2.3.2 Duty of candour to others
Healthcare professionals must also be open and honest with their colleagues, employers and other relevant organisations, and take part in reviews and investigations when they are asked to. They must support and encourage each other to be open and honest and not stop someone from raising concerns.
Healthcare professionals must also be open and honest with their regulators, raising concerns when this is appropriate.
If you are raising a concern about someone or something at your place of work, read our guidance for raising concerns [PDF 920 KB].
2.4 Tutor assessments (‘sign offs’)
Many trainees worry so much about the registration assessment that they do not focus enough on their training. Under the pre-registration scheme, you will need to be signed off by your tutor four times – at 13, 26, 39 and 52 weeks.
You are not eligible to sit the registration assessment unless you get a satisfactory progress report 3 on your performance standards at 39 weeks. Therefore, getting the most out of your pre-registration year is every bit as important as passing the registration assessment.
The week-52 sign-off is called the ‘final declaration’. Your tutor needs to be sure that you are competent in all areas of practice before they are able to sign off the final declaration. If any areas of your performance raise doubt that this is the case, we would not expect your tutor to sign your final declaration. If this happens, you may have to complete an extra 26 weeks’ training somewhere else – unless your employer is able to extend your present training placement.
Your tutor can, if they feel it is appropriate, sign off the 52-week declaration from week 49 onwards. But they should only do so if they feel that you have met the required standard, not because you want to register on a particular date. Once the tutor signs the declaration, they are not able to revoke it. This means that if you do not preform to the required standard after you have been signed off, this would be considered as a fitness to practice concern.
It is up to you to make the most of your pre-registration year and develop the skills, knowledge and behaviours you will need to work independently as a professional pharmacist.

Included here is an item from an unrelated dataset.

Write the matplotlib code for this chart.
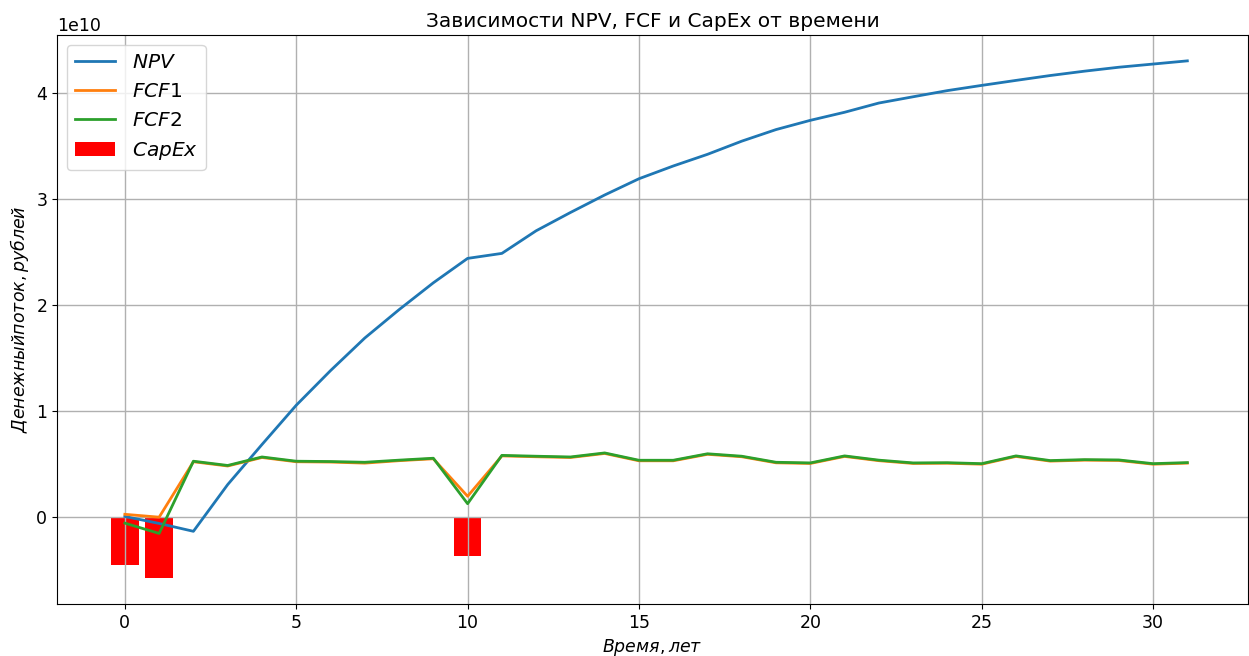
import matplotlib
matplotlib.use("Agg")
import matplotlib.pyplot as plt
import numpy as np

years = list(range(32))
npv = [0.01, -0.056, -0.13, 0.31, 0.687, 1.057, 1.383, 1.69, 1.957, 2.21,
       2.44, 2.487, 2.70, 2.872, 3.037, 3.19, 3.31, 3.42, 3.544, 3.653,
       3.74, 3.816, 3.903, 3.962, 4.02, 4.069, 4.116, 4.162, 4.203, 4.24,
       4.27, 4.30]
fcf2 = [-0.053, -0.15, 0.53, 0.49, 0.57, 0.53, 0.527, 0.52, 0.54, 0.558,
        0.13, 0.585, 0.577, 0.57, 0.608, 0.539, 0.539, 0.60, 0.577, 0.52,
        0.514, 0.58, 0.54, 0.514, 0.516, 0.507, 0.58, 0.536, 0.545, 0.542,
        0.507, 0.517]
fcf1 = [0.03, 0.003, 0.525, 0.485, 0.565, 0.525, 0.522, 0.512, 0.535, 0.553,
        0.20, 0.58, 0.572, 0.565, 0.603, 0.534, 0.534, 0.595, 0.572, 0.515,
        0.509, 0.575, 0.535, 0.509, 0.511, 0.502, 0.575, 0.531, 0.54, 0.537,
        0.502, 0.512]
capex_years = [0, 1, 10]
capex = [-0.449, -0.571, -0.364]

scale = 1e10
npv_v = np.array(npv) * scale
fcf1_v = np.array(fcf1) * scale
fcf2_v = np.array(fcf2) * scale
capex_v = np.array(capex) * scale

fig = plt.figure(figsize=(12.49, 6.56), dpi=100)
ax = fig.add_axes([57/1249, (656-604)/656, (1248-57)/1249, (604-35)/656])

ax.plot(years, npv_v, label='$NPV$', lw=2)
ax.plot(years, fcf1_v, label='$FCF1$', lw=2)
ax.plot(years, fcf2_v, label='$FCF2$', lw=2)
ax.bar(capex_years, capex_v, width=0.8, color='red', label='$CapEx$')

ax.set_xlim(-1.98, 32.77)
ax.grid(True, lw=1)
ax.set_title('Зависимости NPV, FCF и CapEx от времени', fontsize=14.5)
ax.set_xlabel('$Время, лет$', fontsize=12.5)
ax.set_ylabel('$Денежный поток, рублей$', fontsize=12.5)
ax.tick_params(labelsize=12.5)
ax.yaxis.get_offset_text().set_fontsize(12.5)
ax.legend(loc='upper left', fontsize=14.5)

fig.savefig('out.png', dpi=100)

2.5 What are the key points in the pre-registration year?
The timeline below shows when you need to make contact with the GPhC. You can send scanned copies of most of the forms to us by email, but you will need to send hard copies of some documents to support your registration application, which you must complete on myGPhC. We recommend that you keep a copy of anything that you send us.
2.6 The learning contract
Your tutor plays a key role in your training year. If you would like to find out more about their role, go to the tutor section on our website.
You enter into a learning contract with your tutor as part of your application to join the pre-registration scheme. The contract summarises how your training year will be delivered and must include:
- your details
- your tutor’s details
- details of where your training will take place
- how you will be supervised
If your tutor changes during the training year, you will need to enter into a new learning contract. So that we can review and approve the change, you must send us the new contract as part of a Change of Training details form. The change will only be recognised once we have received the form and approved the change.
2.7 Your pre-registration number
You will be given a unique pre-registration number, which is printed on your welcome letter. This is the reference number you should quote if you contact us. Your training record is also included with your welcome letter, which you can download from myGPhC.
If you find any mistakes on your training record, you are responsible for telling us about them. If you do not, this could mean that we are not able to recognise your training, which could affect when you are able to sit the registration assessment.
Your training record displayed in myGPhC is not able to be updated. If you do need tell us about any changes, make sure you email or phone the Contact Centre. We will send you an updated training record to confirm these.